BEGIN SOURCE DATA
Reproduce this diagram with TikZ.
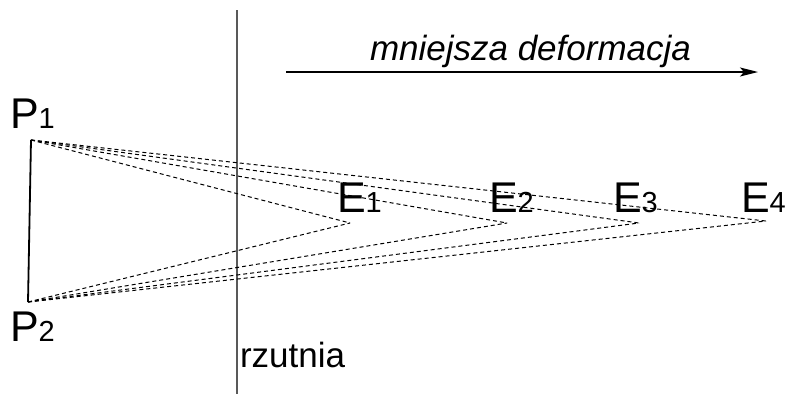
\documentclass[tikz,border=0pt]{standalone}
\usepackage{fontspec}
\setmainfont{Liberation Sans}
\usetikzlibrary{arrows.meta}
\newcommand{\biglab}[2]{{\fontsize{43}{43}\selectfont #1}{\fontsize{29}{29}\selectfont #2}}
\begin{document}
\begin{tikzpicture}[x=1pt,y=-1pt,
  lab/.style={anchor=base west,inner sep=0pt,outer sep=0pt},
  ray/.style={dash pattern=on 4pt off 3pt,line width=1pt}]
\useasboundingbox (0,0) rectangle (788,394);
% projection plane
\coordinate (rtop) at (237,10);
\coordinate (rbot) at (237,394);
\draw[line width=1.8pt,black!65] (rtop) -- (rbot);
% object
\coordinate (P1) at (31,140);
\coordinate (P2) at (28,302);
\draw[line width=1.8pt] (P1) -- (P2);
% eyes
\coordinate (E1) at (350,223);
\coordinate (E2) at (507,223);
\coordinate (E3) at (639,223);
\coordinate (E4) at (766,221);
\foreach \e in {E1,E2,E3,E4}{
  \draw[ray] (P1) -- (\e);
  \draw[ray] (P2) -- (\e);
}
% labels
\node[lab] (lP1) at (10,128) {\biglab{P}{1}};
\node[lab] (lP2) at (10,341) {\biglab{P}{2}};
\node[lab] (lE1) at (337,212) {\biglab{E}{1}};
\node[lab] (lE2) at (489,212) {\biglab{E}{2}};
\node[lab] (lE3) at (613,212) {\biglab{E}{3}};
\node[lab] (lE4) at (741,212) {\biglab{E}{4}};
\node[lab] (lr) at (240,367) {\fontsize{35}{35}\selectfont rzutnia};
\node[lab] (lm) at (370,60) {\fontsize{35}{35}\selectfont\itshape mniejsza deformacja};
% arrow
\coordinate (a1) at (286,72);
\coordinate (a2) at (758,72);
\draw[line width=1.3pt,-{Stealth[length=18pt,width=9pt,inset=4pt]}] (a1) -- (a2);
\end{tikzpicture}
\end{document}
END SOURCE DATA
TASK GOAL
Write the listing above out again exactly, dropping each image.

EXERCISE RESPONSE
Reproduce this diagram with TikZ.
\documentclass[tikz,border=0pt]{standalone}
\usepackage{fontspec}
\setmainfont{Liberation Sans}
\usetikzlibrary{arrows.meta}
\newcommand{\biglab}[2]{{\fontsize{43}{43}\selectfont #1}{\fontsize{29}{29}\selectfont #2}}
\begin{document}
\begin{tikzpicture}[x=1pt,y=-1pt,
  lab/.style={anchor=base west,inner sep=0pt,outer sep=0pt},
  ray/.style={dash pattern=on 4pt off 3pt,line width=1pt}]
\useasboundingbox (0,0) rectangle (788,394);
% projection plane
\coordinate (rtop) at (237,10);
\coordinate (rbot) at (237,394);
\draw[line width=1.8pt,black!65] (rtop) -- (rbot);
% object
\coordinate (P1) at (31,140);
\coordinate (P2) at (28,302);
\draw[line width=1.8pt] (P1) -- (P2);
% eyes
\coordinate (E1) at (350,223);
\coordinate (E2) at (507,223);
\coordinate (E3) at (639,223);
\coordinate (E4) at (766,221);
\foreach \e in {E1,E2,E3,E4}{
  \draw[ray] (P1) -- (\e);
  \draw[ray] (P2) -- (\e);
}
% labels
\node[lab] (lP1) at (10,128) {\biglab{P}{1}};
\node[lab] (lP2) at (10,341) {\biglab{P}{2}};
\node[lab] (lE1) at (337,212) {\biglab{E}{1}};
\node[lab] (lE2) at (489,212) {\biglab{E}{2}};
\node[lab] (lE3) at (613,212) {\biglab{E}{3}};
\node[lab] (lE4) at (741,212) {\biglab{E}{4}};
\node[lab] (lr) at (240,367) {\fontsize{35}{35}\selectfont rzutnia};
\node[lab] (lm) at (370,60) {\fontsize{35}{35}\selectfont\itshape mniejsza deformacja};
% arrow
\coordinate (a1) at (286,72);
\coordinate (a2) at (758,72);
\draw[line width=1.3pt,-{Stealth[length=18pt,width=9pt,inset=4pt]}] (a1) -- (a2);
\end{tikzpicture}
\end{document}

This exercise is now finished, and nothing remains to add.